With the change in global outlook during the second quarter, a good portion of capital expenditure went on hold, as reported during the recent earnings’ season.
On an annualized basis, expectations are for GDP to pick up the pace to 2.0% from 1.7% in the prior reading. While this is barely at replacement level, it’s still substantially better than Switzerland’s main trading partner, Germany. The lack of German growth is being blamed, in part, for Switzerland’s underperformance.
It’s Not Always Good to Be the Best
Swiss exports rely primarily on high-skill, high-technology products with an emphasis on luxury goods. With the global economy on shaky ground, often where costs are first cut is with luxury goods.
With the disparate results between the US and EU, the Swiss have been trying to switch their trading towards the Americas. However, they haven’t made significant enough of a change to support the GDP yet.

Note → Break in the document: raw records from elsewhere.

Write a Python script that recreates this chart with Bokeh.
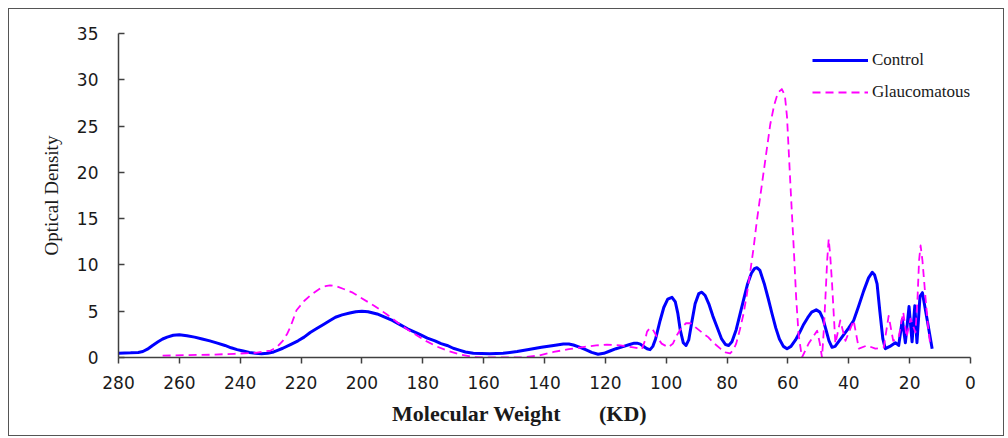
from bokeh.plotting import figure
from bokeh.models import Range1d, FixedTicker
from bokeh.embed import file_html
from bokeh.resources import INLINE

# Molecular weight (KD) and optical density
control_mw = [280, 276, 273.5, 272, 270.5, 268.8, 267, 265.5, 264, 262, 260, 257.5, 255, 252.5,
              250, 247.5, 245, 243, 241, 239, 237, 235, 233, 231, 229, 227.5, 226, 223.5,
              221, 219, 217, 215, 212.5, 210.5, 208.7, 206.5, 204, 202, 200, 198, 195,
              192.5, 190, 187.5, 185, 183, 181, 178.5, 176, 174, 172, 170, 168, 166, 163.4,
              158, 153.6, 149, 144.7, 141, 137, 133.8, 132, 130.5, 128.3, 126.5, 124.5,
              122.4, 120.5, 118.5, 116.5, 115, 112, 110.5, 109.6, 108.5, 107.5, 106.3,
              105.3, 104.4, 103.5, 102, 100.8, 99.5, 98.1, 97, 96.2, 95.4, 94.4, 93.5,
              92.6, 91.6, 90.5, 89.3, 88.3, 87.2, 86, 84.7, 83.3, 81.8, 80.5, 79.5, 78.4,
              77, 75.8, 74.6, 73.3, 72, 71, 70.2, 69.2, 67.8, 66.5, 65.2, 64, 62.8, 61.5,
              60.3, 59, 57.5, 56, 54.8, 53.5, 52.2, 50.7, 49.5, 48.5, 47.5, 46.5, 45.5,
              44.5, 42, 40, 38.4, 36.8, 35.1, 33.5, 32.3, 31.5, 30.7, 29.8, 28.8, 28,
              26.5, 24.7, 23.6, 22.4, 21.4, 20.2, 19.2, 18.3, 17.6, 16.6, 15.8, 14.2, 12.6]
control_od = [0.45, 0.5, 0.55, 0.65, 0.9, 1.3, 1.7, 2.0, 2.2, 2.4, 2.45, 2.35, 2.2, 2.0,
              1.8, 1.55, 1.3, 1.05, 0.85, 0.7, 0.55, 0.45, 0.4, 0.45, 0.6, 0.8, 1.0, 1.4,
              1.8, 2.2, 2.7, 3.1, 3.6, 4.0, 4.35, 4.6, 4.8, 4.95, 5.0, 4.95, 4.7,
              4.35, 4.0, 3.55, 3.1, 2.8, 2.5, 2.1, 1.8, 1.5, 1.3, 1.0, 0.8, 0.6, 0.45,
              0.4, 0.45, 0.65, 0.9, 1.1, 1.3, 1.45, 1.45, 1.35, 1.1, 0.85, 0.55,
              0.35, 0.45, 0.7, 0.95, 1.1, 1.4, 1.55, 1.55, 1.45, 1.2, 0.95,
              0.85, 1.2, 2.0, 4.0, 5.4, 6.3, 6.5, 6.0, 4.8, 3.0, 1.6, 1.3,
              1.9, 3.8, 5.8, 6.9, 7.05, 6.7, 5.8, 4.5, 3.3, 2.0, 1.4, 1.3, 1.7,
              3.0, 4.6, 6.2, 7.9, 9.1, 9.6, 9.7, 9.4, 8.0, 6.4, 4.7, 3.2, 2.0, 1.2,
              0.95, 1.2, 1.9, 2.8, 3.6, 4.3, 4.9, 5.15, 4.9, 4.2, 3.0, 1.8, 1.1,
              1.2, 2.3, 3.2, 4.0, 5.5, 7.2, 8.6, 9.2, 8.9, 7.95, 5.0, 2.0, 0.95,
              1.2, 1.6, 1.3, 4.1, 1.6, 5.5, 1.7, 5.6, 1.6, 6.6, 7.0, 4.0, 0.95]

glauc_mw = [265.5, 258, 250, 242, 235, 230, 228, 226, 224.5, 223.5, 222.5, 221.5, 219, 217,
            214, 212, 210.5, 208.5, 206, 203, 200.6, 196, 192, 188, 184, 181, 179, 175.5,
            172, 168, 163.4, 158, 148, 142, 137, 132, 128, 123, 119.5, 115, 110.8, 108,
            107, 106.3, 105.3, 104.2, 103, 101.5, 99.3, 97.8, 96.5, 95, 93.5, 92, 90.5,
            89, 87.5, 86.2, 84.5, 82, 80.5, 79, 78, 77, 75.8, 74.6, 73.5, 72.5, 71.3,
            70.2, 68, 65.8, 64.5, 63.3, 62, 61, 60.3, 59.8, 59, 58.1, 57.3, 56.5, 55.4,
            53.2, 50.4, 49.5, 48.8, 48.2, 47.6, 47.1, 46.6, 46.1, 45.5, 45, 44.4, 42.8,
            41.1, 38.4, 36.7, 34, 31.25, 28.5, 26.9, 25.4, 23.6, 22.1, 21, 19.7, 18.1,
            17.4, 16.9, 16.4, 15.8, 15.3, 14.8, 14, 13.2]
glauc_od = [0.2, 0.25, 0.3, 0.4, 0.5, 0.75, 1.1, 1.8, 2.6, 3.3, 4.2, 5.1, 6.1, 6.7,
            7.4, 7.7, 7.8, 7.7, 7.4, 7.0, 6.5, 5.6, 4.7, 3.7, 2.8, 2.2, 1.8, 1.2,
            0.75, 0.35, 0.05, 0.0, 0.0, 0.2, 0.6, 0.9, 1.1, 1.3, 1.4, 1.3, 1.1, 0.9,
            1.8, 2.8, 3.2, 2.9, 2.2, 1.5, 1.1, 1.5, 2.4, 3.2, 3.7, 3.7, 3.3,
            2.9, 2.5, 2.2, 1.6, 0.9, 0.55, 0.45, 0.8, 1.5, 3.0, 4.7, 6.8, 9.0, 11.8,
            14.8, 20.0, 25.2, 27.3, 28.6, 29.0, 28.3, 26.0, 22.7, 17.5, 11.9, 6.5, 2.5, 0.0,
            1.5, 2.9, 1.5, 0.0, 3.0, 7.0, 10.5, 12.8, 11.0, 8.0, 5.0, 1.5, 4.0,
            1.8, 4.0, 0.95, 1.3, 0.95, 1.1, 4.5, 1.8, 2.2, 4.9, 2.2, 4.2, 2.7,
            6.5, 10.5, 12.1, 10.5, 8.5, 6.5, 3.5, 1.3]

x_ticks = [0, 20, 40, 60, 80, 100, 120, 140, 160, 180, 200, 220, 240, 260, 280]
y_ticks = [0, 5, 10, 15, 20, 25, 30, 35]

p = figure(width=996, height=428, output_backend="svg", toolbar_location=None,
           x_range=Range1d(280, 0), y_range=Range1d(0, 35),
           min_border_left=109, min_border_right=35, min_border_top=24,
           min_border_bottom=80)
p.styles = {"border": "1px solid #555555", "margin-left": "8px", "margin-top": "8px"}
p.outline_line_color = None
p.background_fill_color = "white"
p.border_fill_color = "white"
p.xgrid.grid_line_color = None
p.ygrid.grid_line_color = None

p.line(control_mw, control_od, line_color="#0000ff", line_width=3, line_join="round",
       legend_label="Control")
p.line(glauc_mw, glauc_od, line_color="#ff00ff", line_width=1.8, line_dash="8 5",
       line_join="round", legend_label="Glaucomatous")

for ax in (p.xaxis[0], p.yaxis[0]):
    ax.axis_line_color = "#404040"
    ax.axis_line_width = 1.5
    ax.major_tick_line_color = "#404040"
    ax.major_tick_line_width = 1.5
    ax.minor_tick_line_color = None
    ax.major_label_text_font = "DejaVu Sans"
    ax.major_label_text_font_size = "17px"
    ax.major_label_text_color = "#1a1a1a"

p.xaxis.ticker = FixedTicker(ticks=x_ticks)
p.yaxis.ticker = FixedTicker(ticks=y_ticks)
p.xaxis.major_tick_in = 0
p.xaxis.major_tick_out = 6
p.yaxis.major_tick_in = 6
p.yaxis.major_tick_out = 0
p.xaxis.major_label_standoff = 12
p.yaxis.major_label_standoff = 20

nb = "\u00a0"
p.xaxis.axis_label = "Molecular Weight" + nb * 7 + "(KD)" + nb * 9
p.xaxis.axis_label_text_font = "Liberation Serif"
p.xaxis.axis_label_text_font_style = "bold"
p.xaxis.axis_label_text_font_size = "22px"
p.xaxis.axis_label_text_color = "#1a1a1a"
p.xaxis.axis_label_standoff = 9

p.yaxis.axis_label = "Optical Density"
p.yaxis.axis_label_text_font = "Liberation Serif"
p.yaxis.axis_label_text_font_style = "normal"
p.yaxis.axis_label_text_font_size = "19px"
p.yaxis.axis_label_text_color = "#1a1a1a"
p.yaxis.axis_label_standoff = 12

lg = p.legend[0]
lg.location = (694, 255)
lg.border_line_color = None
lg.background_fill_alpha = 0
lg.padding = 0
lg.margin = 0
lg.spacing = 12
lg.glyph_width = 56
lg.glyph_height = 20
lg.label_standoff = 4
lg.label_text_font = "Liberation Serif"
lg.label_text_font_size = "17px"
lg.label_text_color = "#1a1a1a"

open("out.html", "w").write(file_html(p, INLINE))
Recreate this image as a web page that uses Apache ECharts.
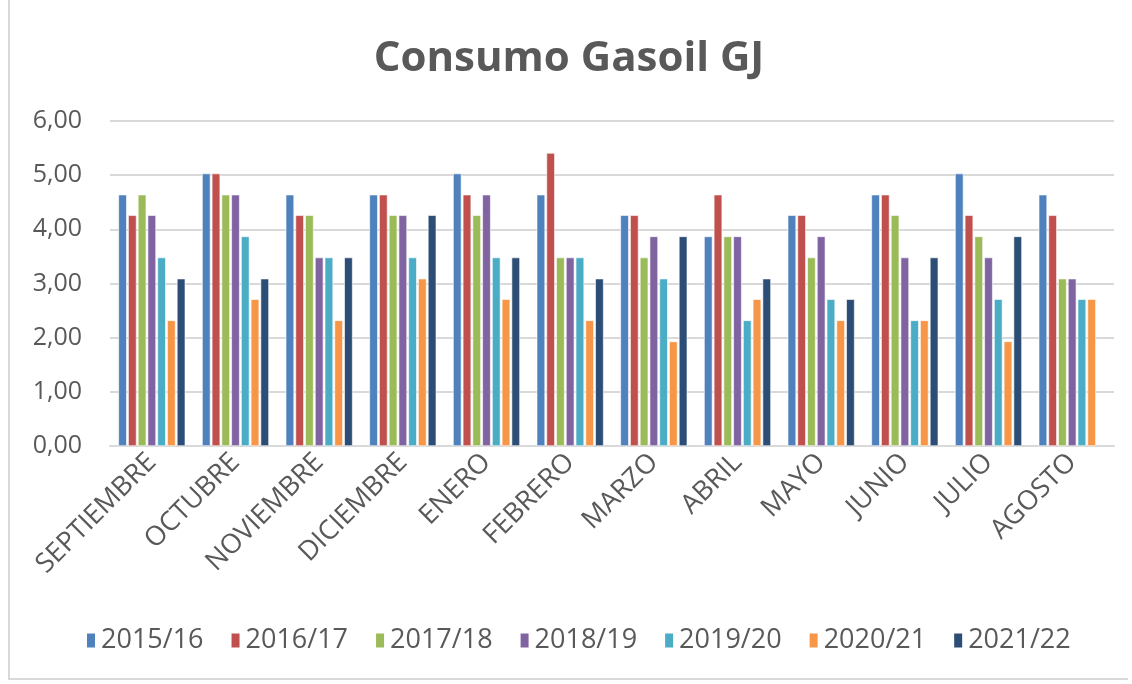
<!DOCTYPE html>
<html>
<head>
<meta charset="utf-8">
<script src="https://cdn.jsdelivr.net/npm/echarts@6/dist/echarts.min.js"></script>
<style>
  html, body { margin: 0; padding: 0; background: #fff; }
  #chart { position: absolute; left: 8px; top: 0; width: 1120px; height: 680px; border-left: 2px solid #d9d9d9; border-bottom: 2px solid #d9d9d9; box-sizing: border-box; }
</style>
</head>
<body>
<div id="chart"></div>
<script>
var months = ['SEPTIEMBRE','OCTUBRE','NOVIEMBRE','DICIEMBRE','ENERO','FEBRERO','MARZO','ABRIL','MAYO','JUNIO','JULIO','AGOSTO'];
var seasons = ['2015/16','2016/17','2017/18','2018/19','2019/20','2020/21','2021/22'];
var colors = ['#4f81bd','#c0504d','#9bbb59','#8064a2','#4bacc6','#f79646','#2c4d75'];

var s2015 = [4.64, 5.03, 4.64, 4.64, 5.03, 4.64, 4.26, 3.87, 4.26, 4.64, 5.03, 4.64];
var s2016 = [4.26, 5.03, 4.26, 4.64, 4.64, 5.41, 4.26, 4.64, 4.26, 4.64, 4.26, 4.26];
var s2017 = [4.64, 4.64, 4.26, 4.26, 4.26, 3.48, 3.48, 3.87, 3.48, 4.26, 3.87, 3.09];
var s2018 = [4.26, 4.64, 3.48, 4.26, 4.64, 3.48, 3.87, 3.87, 3.87, 3.48, 3.48, 3.09];
var s2019 = [3.48, 3.87, 3.48, 3.48, 3.48, 3.48, 3.09, 2.32, 2.71, 2.32, 2.71, 2.71];
var s2020 = [2.32, 2.71, 2.32, 3.09, 2.71, 2.32, 1.93, 2.71, 2.32, 2.32, 1.93, 2.71];
var s2021 = [3.09, 3.09, 3.48, 4.26, 3.48, 3.09, 3.87, 3.09, 2.71, 3.48, 3.87, null];

var seriesData = [s2015, s2016, s2017, s2018, s2019, s2020, s2021];

var chart = echarts.init(document.getElementById('chart'));
var font = 'Open Sans';

var series = seasons.map(function (name, i) {
    return {
        name: name,
        type: 'bar',
        barGap: '16%',
        barCategoryGap: '20%',
        itemStyle: { color: colors[i], borderColor: '#ffffff', borderWidth: 0.6 },
        data: seriesData[i]
    };
});

var option = {
    animation: false,
    color: colors,
    title: {
        text: 'Consumo Gasoil GJ',
        left: 'center',
        top: 33,
        textStyle: { fontFamily: font, fontSize: 42, fontWeight: 'bold', color: '#595959' }
    },
    legend: {
        bottom: 19,
        left: 70,
        itemWidth: 10,
        itemHeight: 16,
        itemGap: 26,
        icon: 'rect',
        textStyle: { fontFamily: font, fontSize: 27, color: '#595959' },
        data: seasons
    },
    grid: { left: 100, right: 14, top: 121, bottom: 232, containLabel: false },
    xAxis: {
        type: 'category',
        data: months,
        axisLine: { lineStyle: { color: '#d9d9d9', width: 2 } },
        axisTick: { show: false },
        axisLabel: { rotate: 45, interval: 0, fontFamily: font, fontSize: 27, color: '#595959', margin: 12 }
    },
    yAxis: {
        type: 'value',
        min: 0,
        max: 6,
        interval: 1,
        axisLine: { show: false },
        axisTick: { show: false },
        splitLine: { lineStyle: { color: '#d9d9d9', width: 2 } },
        axisLabel: {
            fontFamily: font, fontSize: 25, color: '#595959', margin: 28,
            formatter: function (v) { return v.toFixed(2).replace('.', ','); }
        }
    },
    series: series
};

chart.setOption(option);
</script>
</body>
</html>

The other factor weighing on the economy is how the country is seen as stable and a good investment. Investors are desperate to find safe havens, like CHF-denominated assets. This has pushed the franc up, making it harder for Swiss exporters.
Politics Are Not Exactly Helping
Even as the world is facing the impacts of the trade war and Brexit, Switzerland and the EU are stuck renegotiating the terms of their relationship, with little progress. Both sides accuse the other of intransigence.
In fact, some tit-for-tat measures are already being taken. These include refusing to allow cross-border equity trading. The uncertainty of how that will play out over the next year is a factor keeping some investors wary.
On a positive note, however, Switzerland is about to sign a free trade deal with Mercosur. This will broaden its export reach while providing access to cheaper raw materials. There is even talk that the UK might join the EFTA after Brexit.
Switzerland has a solid reputation among investors. Therefore, it would take a severe miss of expectations to knock down market sentiment. As long as Switzerland is performing better than Germany (not a hard feat at the moment), generally we could expect the CHF to be bolstered by the results.